=== Input records ===
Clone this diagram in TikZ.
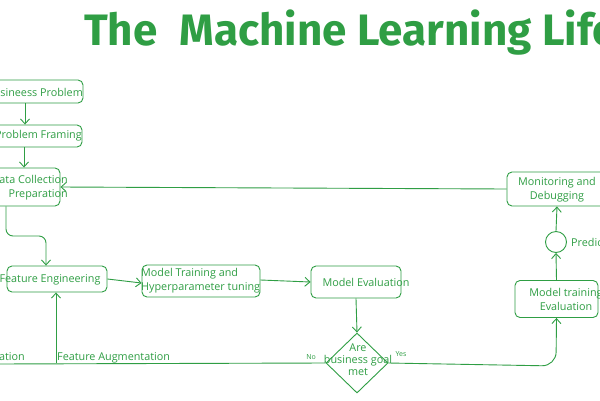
\documentclass[tikz,border=0pt]{standalone}
\usepackage{fontspec}
\setmainfont{Open Sans}
\newfontfamily\titlefont{Fira Sans}
\usetikzlibrary{arrows.meta,shapes.geometric}
\definecolor{exgreen}{RGB}{47,158,68}
\tikzset{
  box/.style={draw=exgreen, line width=0.9pt, rounded corners=5pt, inner sep=0pt},
  arr/.style={draw=exgreen, line width=0.9pt, -{Straight Barb[length=5pt,width=9pt]}},
  ln/.style={draw=exgreen, line width=0.9pt},
  lbl/.style={text=exgreen, font=\fontsize{10.8}{14}\selectfont, inner sep=0pt},
}
\begin{document}
\begin{tikzpicture}[x=1pt,y=-1pt]
\useasboundingbox (0,0) rectangle (600,400);
\clip (0,0) rectangle (600,400);
\fill[white] (0,0) rectangle (600,400);
% title
\node[anchor=base west, text=exgreen, inner sep=0pt, font=\titlefont\bfseries\fontsize{44}{50}\selectfont] (title) at (84,45) {The\hspace{22pt}Machine Learning Lifecycle};
% boxes
\node[box, minimum width=124pt, minimum height=23pt] (biz) at (21,91.5) {};
\node[lbl, anchor=east] (biztxt) at (83,92) {Busineess Problem};
\node[box, minimum width=122pt, minimum height=22pt] (frame) at (21,136) {};
\node[lbl, anchor=east] (frametxt) at (82,136) {Problem Framing};
\node[box, minimum width=100pt, minimum height=38pt] (data) at (10,187) {};
\node[lbl, anchor=east, align=right] (datatxt) at (68,188) {Data Collection\\Preparation};
\node[box, minimum width=100pt, minimum height=26pt] (fe) at (57,279) {};
\node[lbl] (fetxt) at (50,280) {Feature Engineering};
\node[box, minimum width=118pt, minimum height=32pt] (mt) at (201,281) {};
\node[lbl, anchor=west, align=left] (mttxt) at (141,281) {Model Training and\\Hyperparameter tuning};
\node[box, minimum width=90pt, minimum height=32pt] (me) at (356,282) {};
\node[lbl] (metxt) at (366,282) {Model Evaluation};
\node[draw=exgreen, line width=0.9pt, diamond, minimum width=62pt, minimum height=60pt, inner sep=0pt] (goal) at (357,363) {};
\node[lbl, align=center, font=\fontsize{10.8}{12}\selectfont] (goaltxt) at (358,360) {Are\\business goal\\met};
\node[box, minimum width=83pt, minimum height=37pt] (mte) at (556.5,299) {};
\node[lbl, align=center] (mtetxt) at (566,299.5) {Model training\\Evaluation};
\node[draw=exgreen, line width=0.9pt, circle, minimum size=21pt, inner sep=0pt] (pred) at (556,242) {};
\node[lbl, anchor=west] (predtxt) at (571,242) {Prediction};
\node[box, minimum width=100pt, minimum height=34pt] (mon) at (557,189) {};
\node[lbl, align=center] (montxt) at (557,190) {Monitoring and\\Debugging};
% labels
\node[lbl, font=\fontsize{7}{8}\selectfont] (no) at (311,357) {No};
\node[lbl, font=\fontsize{7}{8}\selectfont] (yes) at (401,354) {Yes};
\node[lbl, anchor=base east] (daug) at (25,360) {Data Augmentation};
\node[lbl, anchor=base west] (faug) at (57,360) {Feature Augmentation};
\coordinate (lend) at (-5,364);
% connectors
\draw[arr] ([xshift=4pt]biz.south) -- ([xshift=4pt]frame.north);
\draw[arr] ([xshift=3pt]frame.south) -- ([xshift=14pt]data.north);
\draw[arr, rounded corners=7pt] ([xshift=-4pt]data.south) |- (46,236) -- ([xshift=-11pt]fe.north);
\draw[arr] (fe.east) -- ([yshift=-2pt]mt.west);
\draw[arr] ([yshift=1pt]mt.east) -- (me.west);
\draw[arr] (me.south) -- (goal.north);
\draw[ln] (goal.west) -- (lend);
\draw[arr] ([xshift=-1pt]fe.south |- goal.west) -- ([xshift=-1pt]fe.south);
\draw[arr, rounded corners=14pt] (goal.east) -- (556,366) -- (mte.south);
\draw[arr] (mte.north) -- (pred.south);
\draw[arr] (pred.north) -- (mon.south);
\draw[arr] (mon.west) -- (data.east);
\end{tikzpicture}
\end{document}
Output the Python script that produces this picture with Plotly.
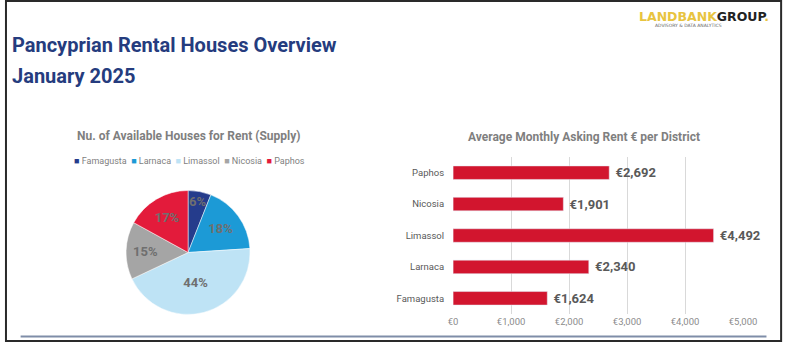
import plotly.graph_objects as go

# ---------------- data ----------------
districts = ["Famagusta", "Larnaca", "Limassol", "Nicosia", "Paphos"]
supply_share = [6, 18, 44, 15, 17]          # % of available houses for rent
avg_rent = [1624, 2340, 4492, 1901, 2692]   # average monthly asking rent (EUR)
x_ticks = [0, 1000, 2000, 3000, 4000, 5000]
x_tick_labels = [f"€{v:,}" for v in x_ticks]

pie_colors = ["#253C8C", "#1C9AD6", "#BEE3F5", "#A5A5A5", "#E31B3B"]
bar_color = "#D2152E"

W, H = 800, 343
def px(x): return x / W
def py(y): return 1 - y / H

NARROW = "Roboto, Liberation Sans, sans-serif"

fig = go.Figure()

# ---------------- pie ----------------
fig.add_trace(go.Pie(
    labels=districts, values=supply_share, sort=False, direction="clockwise", rotation=0,
    marker=dict(colors=pie_colors, line=dict(color="white", width=0.5)),
    textinfo="percent", texttemplate="%{value}%", textposition="inside",
    insidetextorientation="horizontal",
    insidetextfont=dict(family=NARROW, size=13, color="#6F6F6F", weight="bold"),
    domain=dict(x=[px(124), px(251)], y=[py(316), py(189)]),
    showlegend=False, hoverinfo="label+percent",
))

# ---------------- bars ----------------
fig.add_trace(go.Bar(
    y=districts, x=avg_rent, orientation="h", width=0.43,
    marker=dict(color=bar_color),
    texttemplate="&nbsp;€%{x:,}", textposition="outside", cliponaxis=False,
    textfont=dict(family=NARROW, size=13, color="#595959", weight="bold"),
    showlegend=False, xaxis="x", yaxis="y",
))

fig.update_layout(
    width=W, height=H, margin=dict(l=0, r=0, t=0, b=0),
    paper_bgcolor="white", plot_bgcolor="white",
    uniformtext=dict(minsize=13, mode="show"),
    xaxis=dict(domain=[px(459), px(756)], range=[0, 5000], tickmode="array",
               tickvals=x_ticks, ticktext=x_tick_labels,
               showgrid=True, gridcolor="#D9D9D9",
               gridwidth=1, zeroline=False, showline=False, ticks="",
               tickfont=dict(family=NARROW, size=9.5, color="#8C8C8C"), fixedrange=True),
    yaxis=dict(domain=[py(314), py(157)], showgrid=False, zeroline=False, showline=False,
               ticks="", ticklabelstandoff=8,
               tickfont=dict(family=NARROW, size=9.5, color="#595959"),
               categoryorder="array", categoryarray=districts, fixedrange=True),
    bargap=0.5,
)

# ---------------- texts ----------------
ann = []
ann.append(dict(text="<b>Pancyprian Rental Houses Overview</b>", x=px(5), y=py(45),
                xanchor="left", yanchor="middle",
                font=dict(family=NARROW, size=20, color="#253C7E")))
ann.append(dict(text="<b>January 2025</b>", x=px(5), y=py(76), xanchor="left", yanchor="middle",
                font=dict(family=NARROW, size=20, color="#253C7E")))
ann.append(dict(text="<b>Nu. of Available Houses for Rent (Supply)</b>", x=px(188), y=py(136),
                xanchor="center", yanchor="middle",
                font=dict(family=NARROW, size=12, color="#7F7F7F")))
ann.append(dict(text="<b>Average Monthly Asking Rent € per District</b>", x=px(593), y=py(137),
                xanchor="center", yanchor="middle",
                font=dict(family=NARROW, size=12, color="#7F7F7F")))
legend_text = "&nbsp;&nbsp;".join(
    f"<span style='color:{c}'>■</span>&nbsp;{d}" for d, c in zip(districts, pie_colors))
ann.append(dict(text=legend_text, x=px(189), y=py(161), xanchor="center", yanchor="middle",
                font=dict(family=NARROW, size=9, color="#7F7F7F")))
# logo
ann.append(dict(text="<b><span style='color:#E8C43F'>LANDBANK</span>GROUP<span style='color:#E8C43F'>.</span></b>",
                x=px(716), y=py(16), xanchor="center", yanchor="middle",
                font=dict(family="DejaVu Sans", size=12.5, color="#222222")))
ann.append(dict(text="ADVISORY &amp; DATA ANALYTICS", x=px(700), y=py(25), xanchor="center",
                yanchor="middle", font=dict(family="DejaVu Sans", size=4.5, color="#666666")))
for a in ann:
    a.update(xref="paper", yref="paper", showarrow=False)
fig.update_layout(annotations=ann)

# ---------------- frame & separator ----------------
fig.update_layout(shapes=[
    dict(type="rect", xref="paper", yref="paper", x0=px(1), x1=px(795), y0=py(341), y1=py(1),
         line=dict(color="#2A2A2A", width=2)),
    dict(type="line", xref="paper", yref="paper", x0=px(16), x1=px(780), y0=py(336.5), y1=py(336.5),
         line=dict(color="#7F8DA8", width=2)),
])

fig.write_html("out.html")
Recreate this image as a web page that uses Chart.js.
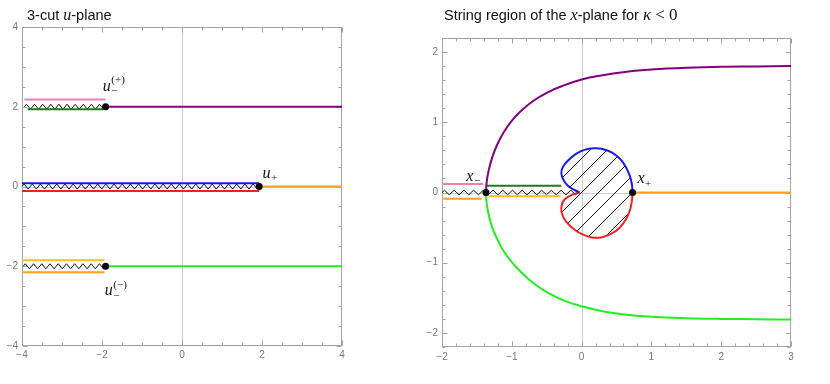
<!DOCTYPE html>
<html lang="en">
<head>
  <meta charset="UTF-8">
  <title>3-cut u-plane / string region of the x-plane</title>
  <script src="https://cdn.jsdelivr.net/npm/chart.js"></script>
  <style>
    body { margin: 0; background: #fff; width: 830px; height: 384px; position: relative; overflow: hidden; }
    .panel { position: absolute; top: 0; }
    .title { position: absolute; font-family: "Liberation Sans", Arial, sans-serif; font-size: 14.5px; color: #111; white-space: nowrap; }
    .title .m { font-family: "Liberation Serif", serif; font-size: 16px; }
    .title .k { font-family: "Liberation Serif", serif; font-size: 17px; }
  </style>
</head>
<body>
  <div class="panel" style="left:0"><canvas id="uPlane" width="360" height="384"></canvas></div>
  <div class="panel" style="left:400px"><canvas id="xPlane" width="430" height="384"></canvas></div>
  <div class="title" style="left:27px; top:6px">3-cut <i class="m">u</i>-plane</div>
  <div class="title" style="left:444px; top:5px">String region of the <i class="m">x</i>-plane for <i class="k">κ</i> <span class="k">&lt; 0</span></div>

  <script>
    // ---- left panel: 3-cut u-plane ----
    const uBranchX = [-1.91, 1.93, -1.91];   // branch points u_-^(+), u_+, u_-^(-)
    const uCutY = [2, 0, -2];
    const uCutFromX = [-3.94, -4, -3.97];
    const uAboveY = [2.18, 0.08, -1.85];
    const uAboveFromX = [-3.94, -4, -3.97];
    const uAboveToX = [-1.91, 1.93, -1.94];
    const uBelowY = [1.935, -0.11, -2.15];
    const uBelowFromX = [-3.86, -4, -3.97];
    const uBelowToX = [-1.97, 1.93, -1.94];
    const uRayToX = [4, 4, 4];
    const uLabelX = [-1.88, 2.11, -1.83];
    const uLabelY = [2.51, 0.33, -2.62];
    const uLabelSub = ['\u2212', '+', '\u2212'];
    const uLabelSup = ['(+)', '', '(\u2212)'];

    // ---- right panel: x-plane ----
    const purpleX = [-1.37, -1.36, -1.33, -1.28, -1.21, -1.12, -1.01, -0.87, -0.70, -0.50, -0.27, 0, 0.30, 0.65, 1.0, 1.5, 2.0, 2.5, 3.0];
    const purpleY = [0, 0.15, 0.32, 0.50, 0.68, 0.85, 1.01, 1.16, 1.30, 1.42, 1.52, 1.61, 1.67, 1.72, 1.75, 1.775, 1.79, 1.795, 1.80];
    const greenX = [-1.37, -1.36, -1.33, -1.28, -1.21, -1.12, -1.00, -0.85, -0.68, -0.48, -0.25, 0, 0.30, 0.65, 1.0, 1.5, 2.0, 2.5, 3.0];
    const greenY = [0, -0.15, -0.32, -0.50, -0.66, -0.83, -0.99, -1.15, -1.30, -1.43, -1.54, -1.62, -1.69, -1.74, -1.77, -1.79, -1.80, -1.805, -1.81];
    const blueX = [0.73, 0.72, 0.69, 0.63, 0.55, 0.43, 0.30, 0.18, 0.05, -0.08, -0.19, -0.27, -0.29, -0.26, -0.20, -0.11, -0.03];
    const blueY = [0, 0.12, 0.24, 0.37, 0.48, 0.57, 0.62, 0.63, 0.61, 0.55, 0.46, 0.36, 0.27, 0.18, 0.10, 0.04, 0];
    const redX = [0.73, 0.72, 0.69, 0.63, 0.54, 0.42, 0.28, 0.15, 0.02, -0.10, -0.21, -0.28, -0.29, -0.26, -0.19, -0.10, -0.03];
    const redY = [0, -0.12, -0.26, -0.39, -0.51, -0.59, -0.64, -0.64, -0.60, -0.53, -0.43, -0.31, -0.21, -0.12, -0.06, -0.02, 0];
    const xBranchX = [-1.37, 0.73];          // x_-, x_+
    const xCutFromX = -2, xCutToX = -0.05;
    const pinkSeg = [-2, -1.41, 0.12];        // from, to, height
    const orangeSeg = [-1.98, -1.43, -0.09];
    const dkGreenSeg = [-1.36, -0.29, 0.095];
    const amberSeg = [-1.33, -0.30, -0.055];
    const xRayX = [0.73, 3];
    const xLabelX = [-1.6, 0.85];
    const xLabelY = [0.23, 0.19];
    const xLabelSub = ['\u2212', '+'];

    const PINK = '#f07cbc', DKGREEN = '#1e7b1e', PURPLE = '#800080', ORANGE = '#ffa01a',
          AMBER = '#ffbb1a', BLUE = '#1a1aee', RED = '#ee2222', GREEN = '#22ee22';

    const pts = (xs, ys) => xs.map((x, i) => ({ x: x, y: ys[i] }));
    const seg = (x0, x1, y) => [{ x: x0, y: y }, { x: x1, y: y }];

    function lineSet(data, color, tension) {
      return { data: data, showLine: true, borderColor: color, borderWidth: 2,
               pointRadius: 0, tension: tension || 0, fill: false };
    }

    function dotSet(data) {
      return { data: data, showLine: false, pointRadius: 3.5, pointHoverRadius: 3.5,
               backgroundColor: '#000', borderWidth: 0 };
    }

    function isMajor(v, step) {
      return Math.abs(v / step - Math.round(v / step)) < 1e-6;
    }

    function fmt(v, step) {
      if (!isMajor(v, step)) return '';
      const r = Math.round(v);
      return r < 0 ? '\u2212' + Math.abs(r) : String(r);
    }

    // frame with inward ticks on all sides, zero axes and branch-cut zigzags
    const framePlugin = {
      id: 'frame',
      beforeDatasetsDraw(chart, args, opts) {
        const { ctx, chartArea: a, scales: { x, y } } = chart;
        ctx.save();
        ctx.lineWidth = 1;
        const stroke = (x0, y0, x1, y1) => { ctx.beginPath(); ctx.moveTo(x0, y0); ctx.lineTo(x1, y1); ctx.stroke(); };

        ctx.strokeStyle = '#cccccc';
        const zx = Math.round(x.getPixelForValue(0)) + 0.5;
        const zy = Math.round(y.getPixelForValue(0)) + 0.5;
        stroke(zx, a.top, zx, a.bottom);
        stroke(a.left, zy, a.right, zy);

        ctx.strokeStyle = '#a3a3a3';
        const L = Math.round(a.left) + 0.5, R = Math.round(a.right) - 0.5;
        const T = Math.round(a.top) + 0.5, B = Math.round(a.bottom) - 0.5;
        ctx.strokeRect(L, T, R - L, B - T);
        x.ticks.forEach(t => {
          const p = Math.round(x.getPixelForValue(t.value)) + 0.5;
          const len = isMajor(t.value, opts.xMajor) ? 5 : 3;
          stroke(p, B, p, B - len);
          stroke(p, T, p, T + len);
        });
        y.ticks.forEach(t => {
          const p = Math.round(y.getPixelForValue(t.value)) + 0.5;
          const len = isMajor(t.value, opts.yMajor) ? 5 : 3;
          stroke(L, p, L + len, p);
          stroke(R, p, R - len, p);
        });

        // zigzag cuts
        ctx.strokeStyle = '#111';
        ctx.lineWidth = 1;
        opts.cuts.forEach(c => {
          const p0 = x.getPixelForValue(c[0]), p1 = x.getPixelForValue(c[1]);
          const py = y.getPixelForValue(c[2]);
          const n = Math.max(1, Math.round((p1 - p0) / opts.period));
          const step = (p1 - p0) / n;
          ctx.beginPath();
          ctx.moveTo(p0, py);
          for (let i = 0; i < n; i++) {
            ctx.lineTo(p0 + (i + 0.25) * step, py - opts.amp);
            ctx.lineTo(p0 + (i + 0.75) * step, py + opts.amp);
          }
          ctx.lineTo(p1, py);
          ctx.stroke();
        });
        ctx.restore();
      },
      afterDatasetsDraw(chart, args, opts) {
        const { ctx, scales: { x, y } } = chart;
        ctx.save();
        ctx.fillStyle = '#111';
        ctx.textBaseline = 'middle';
        opts.labels.forEach(l => {
          const px = x.getPixelForValue(l.x), py = y.getPixelForValue(l.y);
          ctx.font = 'italic 16px "Liberation Serif", serif';
          ctx.textAlign = 'center';
          ctx.fillText(l.main, px, py);
          const sx = px + ctx.measureText(l.main).width / 2 + 0.5;
          ctx.textAlign = 'left';
          ctx.font = '11px "Liberation Serif", serif';
          if (l.sup) ctx.fillText(l.sup, sx, py - 6);
          if (l.sub) ctx.fillText(l.sub, sx, py + 5);
        });
        ctx.restore();
      }
    };

    function axis(min, max, step, labelStep, width, height, pad) {
      return {
        type: 'linear', min: min, max: max,
        grid: { display: false, drawTicks: false },
        border: { display: false },
        ticks: { stepSize: step, autoSkip: false, maxRotation: 0, padding: pad,
                 color: '#777', font: { family: '"Liberation Sans", Arial, sans-serif', size: 10 },
                 callback: v => fmt(v, labelStep) },
        afterFit: s => { if (width != null) s.width = width; if (height != null) s.height = height; }
      };
    }

    // hatch pattern for the excluded region
    function hatch() {
      const c = document.createElement('canvas');
      c.width = 17; c.height = 17;
      const g = c.getContext('2d');
      g.strokeStyle = '#111';
      g.lineWidth = 1;
      g.beginPath();
      g.moveTo(-1, 18); g.lineTo(18, -1);
      g.moveTo(-1, 1); g.lineTo(1, -1);
      g.moveTo(16, 18); g.lineTo(18, 16);
      g.stroke();
      return g.createPattern(c, 'repeat');
    }

    const common = { responsive: false, animation: false, events: [],
                     plugins: { legend: { display: false }, tooltip: { enabled: false } } };

    // left chart
    const uSets = [dotSet(pts(uBranchX, uCutY))];
    const aboveColors = [PINK, BLUE, AMBER], belowColors = [DKGREEN, RED, ORANGE], rayColors = [PURPLE, ORANGE, GREEN];
    uCutY.forEach((cy, i) => {
      uSets.push(lineSet(seg(uAboveFromX[i], uAboveToX[i], uAboveY[i]), aboveColors[i]));
      uSets.push(lineSet(seg(uBelowFromX[i], uBelowToX[i], uBelowY[i]), belowColors[i]));
      uSets.push(lineSet(seg(uBranchX[i], uRayToX[i], cy), rayColors[i]));
    });

    new Chart(document.getElementById('uPlane'), {
      type: 'scatter',
      data: { datasets: uSets },
      options: Object.assign({}, common, {
        layout: { padding: { left: 0, top: 27, right: 18, bottom: 0 } },
        scales: { x: axis(-4, 4, 0.5, 2, null, 38, 3), y: axis(-4, 4, 0.5, 2, 22, null, 4) },
        plugins: Object.assign({}, common.plugins, {
          frame: {
            xMajor: 2, yMajor: 2, period: 8.3, amp: 2.5,
            cuts: uCutY.map((cy, i) => [uCutFromX[i], uBranchX[i], cy]),
            labels: uLabelX.map((lx, i) => ({ x: lx, y: uLabelY[i], main: 'u', sub: uLabelSub[i], sup: uLabelSup[i] }))
          }
        })
      }),
      plugins: [framePlugin]
    });

    // right chart
    const blobPts = pts(blueX, blueY).concat(pts(redX, redY).reverse());
    const xSets = [
      dotSet(xBranchX.map(v => ({ x: v, y: 0 }))),
      lineSet(pts(purpleX, purpleY), PURPLE, 0.4),
      lineSet(pts(greenX, greenY), GREEN, 0.4),
      lineSet(pts(blueX, blueY), BLUE, 0.4),
      lineSet(pts(redX, redY), RED, 0.4),
      lineSet(seg(pinkSeg[0], pinkSeg[1], pinkSeg[2]), PINK),
      lineSet(seg(orangeSeg[0], orangeSeg[1], orangeSeg[2]), ORANGE),
      lineSet(seg(dkGreenSeg[0], dkGreenSeg[1], dkGreenSeg[2]), DKGREEN),
      lineSet(seg(amberSeg[0], amberSeg[1], amberSeg[2]), AMBER),
      lineSet(seg(xRayX[0], xRayX[1], 0), ORANGE),
      { data: blobPts, showLine: true, borderWidth: 0, borderColor: 'rgba(0,0,0,0)', pointRadius: 0,
        tension: 0.4, fill: 'shape', backgroundColor: hatch() }
    ];

    new Chart(document.getElementById('xPlane'), {
      type: 'scatter',
      data: { datasets: xSets },
      options: Object.assign({}, common, {
        layout: { padding: { left: 0, top: 38, right: 39, bottom: 0 } },
        scales: { x: axis(-2, 3, 0.2, 1, null, 37, 4), y: axis(-2.2, 2.2, 0.2, 1, 42, null, 4) },
        plugins: Object.assign({}, common.plugins, {
          filler: { propagate: false },
          frame: {
            xMajor: 1, yMajor: 1, period: 10, amp: 2.3,
            cuts: [[xCutFromX, xCutToX, 0]],
            labels: xLabelX.map((lx, i) => ({ x: lx, y: xLabelY[i], main: 'x', sub: xLabelSub[i] }))
          }
        })
      }),
      plugins: [framePlugin]
    });
  </script>
</body>
</html>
===
Task objective: Repeat only the lines running from "Recreate this image" to "region of the <i", ends included, and leave the pictures out.

Correct answer:
Recreate this image as a web page that uses Chart.js.
<!DOCTYPE html>
<html lang="en">
<head>
  <meta charset="UTF-8">
  <title>3-cut u-plane / string region of the x-plane</title>
  <script src="https://cdn.jsdelivr.net/npm/chart.js"></script>
  <style>
    body { margin: 0; background: #fff; width: 830px; height: 384px; position: relative; overflow: hidden; }
    .panel { position: absolute; top: 0; }
    .title { position: absolute; font-family: "Liberation Sans", Arial, sans-serif; font-size: 14.5px; color: #111; white-space: nowrap; }
    .title .m { font-family: "Liberation Serif", serif; font-size: 16px; }
    .title .k { font-family: "Liberation Serif", serif; font-size: 17px; }
  </style>
</head>
<body>
  <div class="panel" style="left:0"><canvas id="uPlane" width="360" height="384"></canvas></div>
  <div class="panel" style="left:400px"><canvas id="xPlane" width="430" height="384"></canvas></div>
  <div class="title" style="left:27px; top:6px">3-cut <i class="m">u</i>-plane</div>
  <div class="title" style="left:444px; top:5px">String region of the <i class="m">x</i>-plane for <i class="k">κ</i> <span class="k">&lt; 0</span></div>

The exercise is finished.